--- BEGIN ---

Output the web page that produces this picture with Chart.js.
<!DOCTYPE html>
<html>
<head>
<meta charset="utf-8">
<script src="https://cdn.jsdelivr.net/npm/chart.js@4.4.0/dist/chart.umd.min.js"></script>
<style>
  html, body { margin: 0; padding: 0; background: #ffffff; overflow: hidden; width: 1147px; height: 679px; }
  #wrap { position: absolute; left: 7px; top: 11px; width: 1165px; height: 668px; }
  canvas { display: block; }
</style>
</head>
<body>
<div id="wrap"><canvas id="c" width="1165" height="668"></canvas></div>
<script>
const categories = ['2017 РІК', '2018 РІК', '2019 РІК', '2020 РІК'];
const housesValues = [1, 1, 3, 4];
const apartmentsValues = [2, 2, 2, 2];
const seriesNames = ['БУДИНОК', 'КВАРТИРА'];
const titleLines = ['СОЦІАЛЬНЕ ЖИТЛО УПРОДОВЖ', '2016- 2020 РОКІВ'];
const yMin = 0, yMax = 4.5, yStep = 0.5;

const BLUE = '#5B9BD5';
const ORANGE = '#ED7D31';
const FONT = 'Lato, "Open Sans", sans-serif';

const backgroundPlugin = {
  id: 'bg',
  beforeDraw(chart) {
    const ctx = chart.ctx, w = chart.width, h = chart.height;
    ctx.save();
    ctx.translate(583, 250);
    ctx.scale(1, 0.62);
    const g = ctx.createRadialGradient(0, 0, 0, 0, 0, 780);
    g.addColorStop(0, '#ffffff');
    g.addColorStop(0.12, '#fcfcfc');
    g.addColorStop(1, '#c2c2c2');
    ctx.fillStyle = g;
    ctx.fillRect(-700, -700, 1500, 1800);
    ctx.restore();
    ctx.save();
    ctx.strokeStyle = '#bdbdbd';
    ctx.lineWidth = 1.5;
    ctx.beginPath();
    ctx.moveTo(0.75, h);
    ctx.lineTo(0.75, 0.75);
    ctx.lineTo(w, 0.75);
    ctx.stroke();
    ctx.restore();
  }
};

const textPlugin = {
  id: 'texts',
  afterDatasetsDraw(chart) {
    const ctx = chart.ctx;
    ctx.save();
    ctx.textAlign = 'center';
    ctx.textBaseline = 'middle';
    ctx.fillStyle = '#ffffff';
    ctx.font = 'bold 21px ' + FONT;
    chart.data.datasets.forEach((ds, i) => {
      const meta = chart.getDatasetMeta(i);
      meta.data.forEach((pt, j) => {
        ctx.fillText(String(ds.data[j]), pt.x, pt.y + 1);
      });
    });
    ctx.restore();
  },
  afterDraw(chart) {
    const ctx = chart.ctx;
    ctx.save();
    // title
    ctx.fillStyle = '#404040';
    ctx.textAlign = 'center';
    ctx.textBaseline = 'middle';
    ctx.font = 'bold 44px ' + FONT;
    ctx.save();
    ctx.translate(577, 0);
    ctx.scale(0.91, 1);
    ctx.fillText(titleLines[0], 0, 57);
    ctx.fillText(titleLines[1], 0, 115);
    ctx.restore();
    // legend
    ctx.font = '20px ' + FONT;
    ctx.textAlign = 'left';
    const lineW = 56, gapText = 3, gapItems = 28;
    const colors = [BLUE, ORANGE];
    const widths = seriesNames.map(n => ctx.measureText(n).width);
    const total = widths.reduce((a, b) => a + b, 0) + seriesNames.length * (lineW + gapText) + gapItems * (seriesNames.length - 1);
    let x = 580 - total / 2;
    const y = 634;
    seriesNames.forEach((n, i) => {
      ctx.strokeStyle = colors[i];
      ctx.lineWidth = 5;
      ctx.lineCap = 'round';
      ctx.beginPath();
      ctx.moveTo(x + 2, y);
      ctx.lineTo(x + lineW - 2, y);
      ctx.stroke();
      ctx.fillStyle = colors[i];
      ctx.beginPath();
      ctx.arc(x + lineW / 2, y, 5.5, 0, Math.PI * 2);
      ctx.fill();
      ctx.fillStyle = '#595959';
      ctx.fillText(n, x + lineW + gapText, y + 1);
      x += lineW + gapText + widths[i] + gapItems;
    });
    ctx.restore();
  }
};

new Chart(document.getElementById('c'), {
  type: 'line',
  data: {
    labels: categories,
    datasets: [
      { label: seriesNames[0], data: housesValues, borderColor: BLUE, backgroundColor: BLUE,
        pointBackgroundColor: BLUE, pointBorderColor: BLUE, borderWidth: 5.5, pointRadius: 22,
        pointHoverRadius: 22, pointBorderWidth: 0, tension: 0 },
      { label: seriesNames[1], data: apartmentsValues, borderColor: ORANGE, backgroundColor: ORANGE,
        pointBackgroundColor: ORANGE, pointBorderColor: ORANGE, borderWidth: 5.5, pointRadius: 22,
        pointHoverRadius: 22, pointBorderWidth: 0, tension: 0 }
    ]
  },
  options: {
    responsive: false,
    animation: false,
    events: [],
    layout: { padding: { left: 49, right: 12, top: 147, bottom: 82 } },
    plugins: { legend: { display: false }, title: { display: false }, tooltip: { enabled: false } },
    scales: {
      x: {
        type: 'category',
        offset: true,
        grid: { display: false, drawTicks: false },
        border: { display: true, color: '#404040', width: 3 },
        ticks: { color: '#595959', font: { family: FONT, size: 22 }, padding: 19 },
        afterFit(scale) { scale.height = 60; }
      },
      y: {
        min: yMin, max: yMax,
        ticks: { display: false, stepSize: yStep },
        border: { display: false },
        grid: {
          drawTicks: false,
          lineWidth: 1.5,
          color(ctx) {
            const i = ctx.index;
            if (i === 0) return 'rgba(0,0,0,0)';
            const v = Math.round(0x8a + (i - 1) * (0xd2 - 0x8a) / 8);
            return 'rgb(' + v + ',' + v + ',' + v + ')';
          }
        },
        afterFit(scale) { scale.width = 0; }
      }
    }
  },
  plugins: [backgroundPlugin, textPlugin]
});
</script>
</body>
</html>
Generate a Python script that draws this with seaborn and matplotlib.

--- END ---

▶ TASK STATEMENT: All of the entries above should be written out again exactly.

▶ RESPONSE FOR THIS EXERCISE:
Output the web page that produces this picture with Chart.js.
<!DOCTYPE html>
<html>
<head>
<meta charset="utf-8">
<script src="https://cdn.jsdelivr.net/npm/chart.js@4.4.0/dist/chart.umd.min.js"></script>
<style>
  html, body { margin: 0; padding: 0; background: #ffffff; overflow: hidden; width: 1147px; height: 679px; }
  #wrap { position: absolute; left: 7px; top: 11px; width: 1165px; height: 668px; }
  canvas { display: block; }
</style>
</head>
<body>
<div id="wrap"><canvas id="c" width="1165" height="668"></canvas></div>
<script>
const categories = ['2017 РІК', '2018 РІК', '2019 РІК', '2020 РІК'];
const housesValues = [1, 1, 3, 4];
const apartmentsValues = [2, 2, 2, 2];
const seriesNames = ['БУДИНОК', 'КВАРТИРА'];
const titleLines = ['СОЦІАЛЬНЕ ЖИТЛО УПРОДОВЖ', '2016- 2020 РОКІВ'];
const yMin = 0, yMax = 4.5, yStep = 0.5;

const BLUE = '#5B9BD5';
const ORANGE = '#ED7D31';
const FONT = 'Lato, "Open Sans", sans-serif';

const backgroundPlugin = {
  id: 'bg',
  beforeDraw(chart) {
    const ctx = chart.ctx, w = chart.width, h = chart.height;
    ctx.save();
    ctx.translate(583, 250);
    ctx.scale(1, 0.62);
    const g = ctx.createRadialGradient(0, 0, 0, 0, 0, 780);
    g.addColorStop(0, '#ffffff');
    g.addColorStop(0.12, '#fcfcfc');
    g.addColorStop(1, '#c2c2c2');
    ctx.fillStyle = g;
    ctx.fillRect(-700, -700, 1500, 1800);
    ctx.restore();
    ctx.save();
    ctx.strokeStyle = '#bdbdbd';
    ctx.lineWidth = 1.5;
    ctx.beginPath();
    ctx.moveTo(0.75, h);
    ctx.lineTo(0.75, 0.75);
    ctx.lineTo(w, 0.75);
    ctx.stroke();
    ctx.restore();
  }
};

const textPlugin = {
  id: 'texts',
  afterDatasetsDraw(chart) {
    const ctx = chart.ctx;
    ctx.save();
    ctx.textAlign = 'center';
    ctx.textBaseline = 'middle';
    ctx.fillStyle = '#ffffff';
    ctx.font = 'bold 21px ' + FONT;
    chart.data.datasets.forEach((ds, i) => {
      const meta = chart.getDatasetMeta(i);
      meta.data.forEach((pt, j) => {
        ctx.fillText(String(ds.data[j]), pt.x, pt.y + 1);
      });
    });
    ctx.restore();
  },
  afterDraw(chart) {
    const ctx = chart.ctx;
    ctx.save();
    // title
    ctx.fillStyle = '#404040';
    ctx.textAlign = 'center';
    ctx.textBaseline = 'middle';
    ctx.font = 'bold 44px ' + FONT;
    ctx.save();
    ctx.translate(577, 0);
    ctx.scale(0.91, 1);
    ctx.fillText(titleLines[0], 0, 57);
    ctx.fillText(titleLines[1], 0, 115);
    ctx.restore();
    // legend
    ctx.font = '20px ' + FONT;
    ctx.textAlign = 'left';
    const lineW = 56, gapText = 3, gapItems = 28;
    const colors = [BLUE, ORANGE];
    const widths = seriesNames.map(n => ctx.measureText(n).width);
    const total = widths.reduce((a, b) => a + b, 0) + seriesNames.length * (lineW + gapText) + gapItems * (seriesNames.length - 1);
    let x = 580 - total / 2;
    const y = 634;
    seriesNames.forEach((n, i) => {
      ctx.strokeStyle = colors[i];
      ctx.lineWidth = 5;
      ctx.lineCap = 'round';
      ctx.beginPath();
      ctx.moveTo(x + 2, y);
      ctx.lineTo(x + lineW - 2, y);
      ctx.stroke();
      ctx.fillStyle = colors[i];
      ctx.beginPath();
      ctx.arc(x + lineW / 2, y, 5.5, 0, Math.PI * 2);
      ctx.fill();
      ctx.fillStyle = '#595959';
      ctx.fillText(n, x + lineW + gapText, y + 1);
      x += lineW + gapText + widths[i] + gapItems;
    });
    ctx.restore();
  }
};

new Chart(document.getElementById('c'), {
  type: 'line',
  data: {
    labels: categories,
    datasets: [
      { label: seriesNames[0], data: housesValues, borderColor: BLUE, backgroundColor: BLUE,
        pointBackgroundColor: BLUE, pointBorderColor: BLUE, borderWidth: 5.5, pointRadius: 22,
        pointHoverRadius: 22, pointBorderWidth: 0, tension: 0 },
      { label: seriesNames[1], data: apartmentsValues, borderColor: ORANGE, backgroundColor: ORANGE,
        pointBackgroundColor: ORANGE, pointBorderColor: ORANGE, borderWidth: 5.5, pointRadius: 22,
        pointHoverRadius: 22, pointBorderWidth: 0, tension: 0 }
    ]
  },
  options: {
    responsive: false,
    animation: false,
    events: [],
    layout: { padding: { left: 49, right: 12, top: 147, bottom: 82 } },
    plugins: { legend: { display: false }, title: { display: false }, tooltip: { enabled: false } },
    scales: {
      x: {
        type: 'category',
        offset: true,
        grid: { display: false, drawTicks: false },
        border: { display: true, color: '#404040', width: 3 },
        ticks: { color: '#595959', font: { family: FONT, size: 22 }, padding: 19 },
        afterFit(scale) { scale.height = 60; }
      },
      y: {
        min: yMin, max: yMax,
        ticks: { display: false, stepSize: yStep },
        border: { display: false },
        grid: {
          drawTicks: false,
          lineWidth: 1.5,
          color(ctx) {
            const i = ctx.index;
            if (i === 0) return 'rgba(0,0,0,0)';
            const v = Math.round(0x8a + (i - 1) * (0xd2 - 0x8a) / 8);
            return 'rgb(' + v + ',' + v + ',' + v + ')';
          }
        },
        afterFit(scale) { scale.width = 0; }
      }
    }
  },
  plugins: [backgroundPlugin, textPlugin]
});
</script>
</body>
</html>
Generate a Python script that draws this with seaborn and matplotlib.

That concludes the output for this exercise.